When all else fails, the White House has not been afraid to boldly blame the supernatural.

In 1973, Alexander Haig, a backup chief of staff brought in from the bench to rescue the faltering Nixon White House, blamed the erasure of a vital -- and most likely damning -- presidential tape on "a sinister force."

And in the Reagan administration, Don Regan, a chief of staff also sacrificed in the interest of the greater good, revealed that first lady Nancy Reagan was guiding policy based on an astrologer's reading of her horoscope. The whole Iran-Contra thing might have been just bad advice from Sagittarius.

In the Clinton administration, we had the "vast right-wing conspiracy." While not technically supernatural, the way Hillary conjured up images akin to the dementors, the evil Azkaban prison guards swirling through the Harry Potter books. Alas, the right-wing conspiracy is now mostly focused on flying on private jets to exclusive golf resorts at other people's expense.

So now we come to President Bush's problems, which this week entailed the ritual second-term sacrifice of a chief of staff, Andrew Card, to be replaced by a virtually identical chief of staff, Josh Bolten, imported all the way across the White House driveway from the budget office.

And what accounts for the mysterious succession of blunders, gaffes, oversights and just plain bad luck that has afflicted the White House?

Let former White House aide and informal adviser Mary Matalin explain Bolten's special significance, invisible to those who witnessed the awkward little changing-of-the-guard ceremony:

"The president's given him full license to bring in more or remove or to recalibrate for the purposes of re-energizing and getting our mojo back. If anybody knows how to get their mojo, it's Josh."

Now "mojo" and "Bush" are not words that often occur in the same sentence. Surely, Matalin is the first with that honor, but missing mojo _ magic powers and personal and sexual magnetism _ would explain a lot.

Bolten's resume _ Princeton, Stanford Law, Goldman Sachs, senior Senate staff _ is impressive, but does not seem to particularly prepare a person for mojo retrieval.

The first question is: Where does he look?

Perhaps it's in that file drawer in the Bureau of the Public Debt in Parkersburg, W.Va., where Bush last year made a great show of looking at some folders of government IOUs. Since the national debt was $7.7 trillion then and is now more than $8 trillion and on a speedy track to reach $9 trillion, that publicity stunt, in retrospect, is as embarrassing as "Mission Accomplished." Talk about your lost mojo.

If mojo is a problem, let us suggest a possible source. In the soggier precincts of still-drying-out Louisiana, there was _ and is _ great anger at the government's late and poorly coordinated Hurricane Katrina response.

Since Louisiana is a center of voodoo, it's not out of the question that a voodoo priest put a curse on the White House and even now is sticking pins into a Bush doll.
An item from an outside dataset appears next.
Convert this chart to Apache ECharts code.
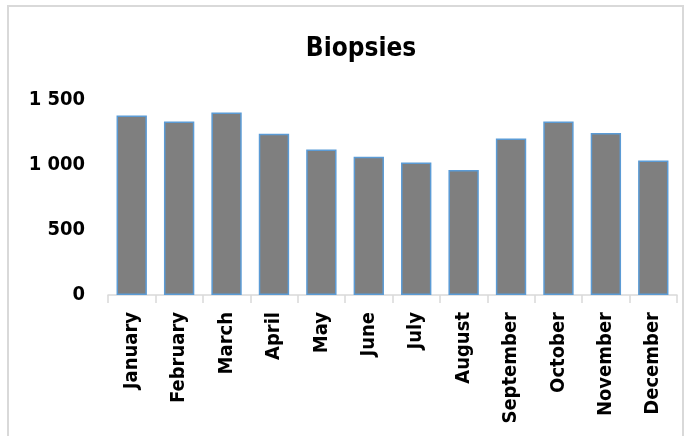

We can see Bolten in his pinstripes and wingtips slogging through the swamps, alligators and cottonmouths to reach some isolated island deep in the bayous to ask the voodoo papa or maman to please lift the curse and restore the president's mojo.

If I were the priest, I'd hold out for a reward, perhaps the job of White House chief of staff. Washington is just too wonderful.

 

 

(Contact Dale McFeatters at McFeattersD(at)SHNS.com)


© Copyright 2006 by Capitol Hill Blue

Comments

In this administration, more so than any I can remember, personal fealty trumps everything and is the road to rewards. What would have been shocking would have been the selection of a genuine outsider (read independence, intelligence, honesty) as opposed to just another lackey. Is it just me or is the entire White House staff really just a bunch of indistinguishable and fungible versions of Harriet Miers.

Posted by Jason Shapiro at March 30, 2006 10:47 AM

This is great theater but does anyone have any inkling as to why A. Card is being "let go"? Can the public be told the plot of this idiotic and repetitive drama?